Le leadership du Real Madrid en Liga doit reposer sur sa supériorité, sans dépendre des faux pas de ses concurrents directs du Barça, de l'Atlético, de Bilbao... Et en Champions League, le Real doit se qualifier dès le tour de poules préliminaires, sans avoir recours à barrages ou repêchages. Afin de répondre aux attentes de tout le peuple blanc, il convient ainsi de résoudre une équation à plusieurs inconnues, à la portée de l'ingénieur Florentino Pérez. Un nouveau souffle à la direction technique du club serait bienvenu. Pas simplement un visage et un message plus ambitieux et plus dynamiques, mais un style de jeu offensif, plus conquérant, dans l'esprit du père fondateur Don Santiago Bernabéu.
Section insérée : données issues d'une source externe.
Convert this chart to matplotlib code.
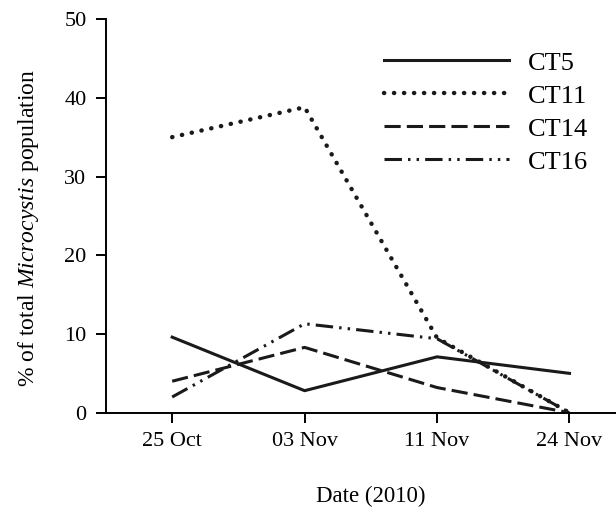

Florentino serait bien inspiré de rapatrier sans tarder Rodri, au secours d'un milieu de terrain cruellement défaillant. Et de recruter deux latéraux à la fois défenseurs et pistons. Tandis qu'au Bayern semblerait acquis le renouvellement du contrat d'Alphonso Davies ; et que le convoité Trent Alexander-Arnold, s'il peut être considéré comme le meilleur arrière droit offensif de la planète, est loin sur le plan défensif de représenter une assurance tous risques. Dans un marché du foot en cours de vampirisation par les états du Moyen-Orient, l'audace est de rigueur. Faisons confiance en Florentino Pérez… Et espérons qu'il évitera le piège d'une seconde galacticomanie ! En ayant le courage de confier la direction technique à Xabi Alonso (avec Florian Wirtz dans ses valises ?) dès fin juin, si possible. Sachant que le transfert de Vinicius ne doit pas être un tabou s'il permet de financer les recrutements nécessaires pour consolider la formation actuelle en la rééquilibrant. Et qu'éventuellement, Zidane pourrait au besoin assurer une pige sur le banc des merengue, en attendant que Deschamps ne quitte le club France et que Xabi Alonso n'anticipe son retour à la Maison. ¡Pues amigos, en la Casa Blanca hay mucha carne en el asador!